▸ **Aim**: Reproduce exactly, with no pictures, each line from the opening of the material down through the line containing "import numpy as np".

▸ **Data extract**:
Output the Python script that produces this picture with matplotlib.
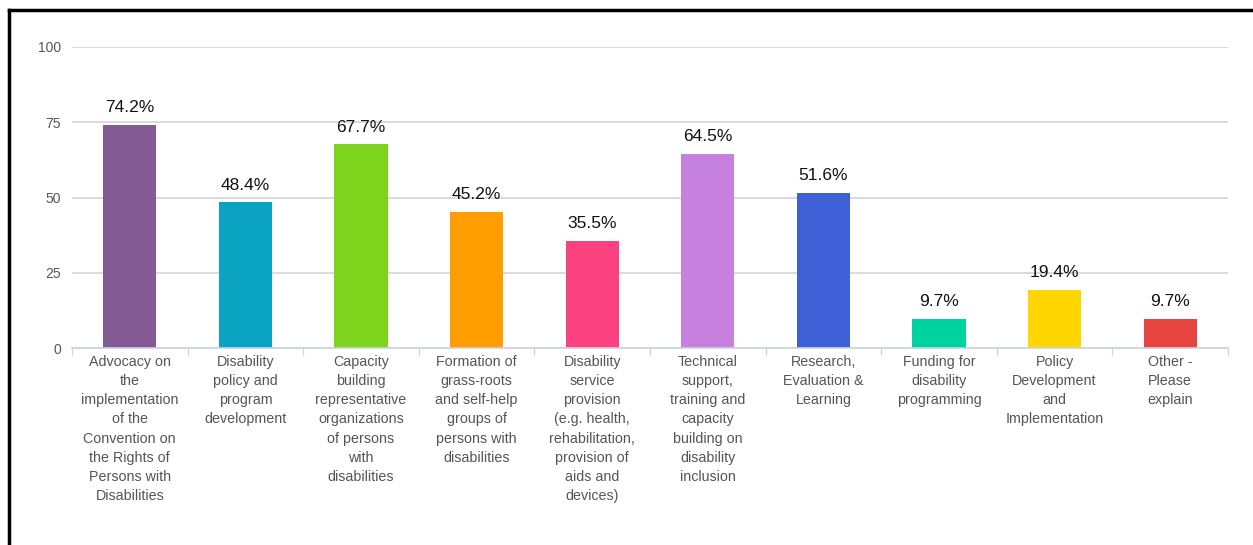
import matplotlib
matplotlib.use("Agg")
import matplotlib.pyplot as plt
from matplotlib.lines import Line2D
import numpy as np

categories = [
    "Advocacy on\nthe\nimplementation\nof the\nConvention on\nthe Rights of\nPersons with\nDisabilities",
    "Disability\npolicy and\nprogram\ndevelopment",
    "Capacity\nbuilding\nrepresentative\norganizations\nof persons\nwith\ndisabilities",
    "Formation of\ngrass-roots\nand self-help\ngroups of\npersons with\ndisabilities",
    "Disability\nservice\nprovision\n(e.g. health,\nrehabilitation,\nprovision of\naids and\ndevices)",
    "Technical\nsupport,\ntraining and\ncapacity\nbuilding on\ndisability\ninclusion",
    "Research,\nEvaluation &\nLearning",
    "Funding for\ndisability\nprogramming",
    "Policy\nDevelopment\nand\nImplementation",
    "Other -\nPlease\nexplain",
]
values = [74.2, 48.4, 67.7, 45.2, 35.5, 64.5, 51.6, 9.7, 19.4, 9.7]
colors = ["#845A94", "#0AA3C2", "#7ED31C", "#FF9E00", "#FA4280",
          "#C681DF", "#3F5FD6", "#00D2A0", "#FFD600", "#E8443F"]
yticks = [0, 25, 50, 75, 100]

plt.rcParams['font.family'] = ['Liberation Sans', 'DejaVu Sans']

fig = plt.figure(figsize=(12.53, 5.45), dpi=100)
W, H = 1253, 545
ax = fig.add_axes([72 / W, 1 - 348 / H, (1228 - 72) / W, (348 - 47) / H])

x = np.arange(len(values))
ax.bar(x, values, width=0.46, color=colors, zorder=3)
ax.set_xlim(-0.5, len(values) - 0.5)
ax.set_ylim(0, 100)

for xi, v in zip(x, values):
    ax.annotate(f"{v}%", (xi, v), xytext=(0, 7), textcoords="offset points",
                ha="center", va="bottom", fontsize=12.5, color="#111111", zorder=4)

ax.set_yticks(yticks)
ax.set_yticklabels([str(t) for t in yticks], fontsize=10, color="#555555")
ax.tick_params(axis="y", length=0, pad=8)
ax.yaxis.grid(True, color="#d4d4d4", linewidth=1.2, zorder=0)
ax.set_axisbelow(True)

ax.set_xticks(x)
ax.set_xticklabels(categories, fontsize=10.3, color="#555555", linespacing=1.47, va="top")
ax.tick_params(axis="x", length=0, pad=5)
ax.set_xticks(np.arange(-0.5, len(values), 1.0), minor=True)
ax.tick_params(axis="x", which="minor", length=5, color="#c8d4e2", width=1)

for s in ["top", "right", "left"]:
    ax.spines[s].set_visible(False)
ax.spines["bottom"].set_color("#c8d4e2")
ax.spines["bottom"].set_linewidth(1.2)
ax.spines["bottom"].set_zorder(4)

# black frame (left and top)
fig.add_artist(Line2D([9 / W, 9 / W], [0, 1 - 10 / H], transform=fig.transFigure, color="black", linewidth=2.5))
fig.add_artist(Line2D([9 / W, 1], [1 - 10 / H, 1 - 10 / H], transform=fig.transFigure, color="black", linewidth=2.5))

fig.savefig("out.png", dpi=100)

▸ **Worked solution**:
Output the Python script that produces this picture with matplotlib.
import matplotlib
matplotlib.use("Agg")
import matplotlib.pyplot as plt
from matplotlib.lines import Line2D
import numpy as np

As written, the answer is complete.